When a decision made on a variable, some of the related variables would be effected through time. For example, when income tax rate is increased, this would reduce expenditures of consumers on goods and services, which reduces profits of suppliers, which reduces the demand for productive inputs, which reduces the profits of the input suppliers, and so on (Judge and Griffiths, 2000). These effects occur over the future time periods; hence, they are distributed across the time.
In a distributed-lag model, the effect of an independent variable \(X\) on a dependent variable \(Y\) occurs over the time. Therefore, DLMs are dynamic models. A linear finite DLM with one independent variable is written as follows:
$$
Y_{t} = \alpha +\sum_{s = 0}^{q}\beta_{s}X_{t-s}+\epsilon_{t},
$$
where \(\epsilon_{t}\) is a stationary error term with \(E(\epsilon_{t})=0, Var(\epsilon_{t})=\sigma^{2},Cov(\epsilon_{t},\epsilon_{s})=0\).
When there is only one predictor series, both of model and formula objects can be used. But when they are supplied, both x and y arguments should be NULL.
The variable names in formula must match with the names of variables in data argument and it must be in the form of a generic formula for R functions.

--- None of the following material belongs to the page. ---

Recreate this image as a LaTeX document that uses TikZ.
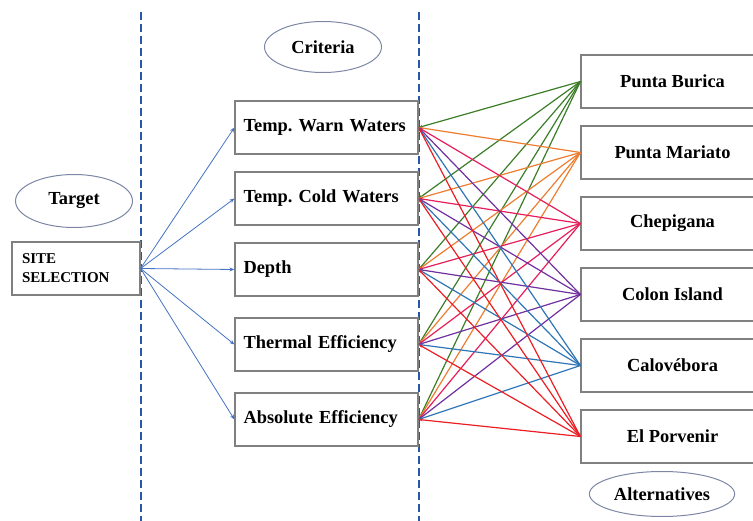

The argument data contains dependent series and independent series. Required lags of dependent series are generated by the dlm function automatically.
The argument remove is used to specify which lags will be removed from the full model. Each row of remove includes the numbers of lags to be removed in its columns and the rest of the elements should be set to NA. Notice that it is possible to fit a model with different lag lengths for each independent series by removing the appropriate lags of independent series with remove argument.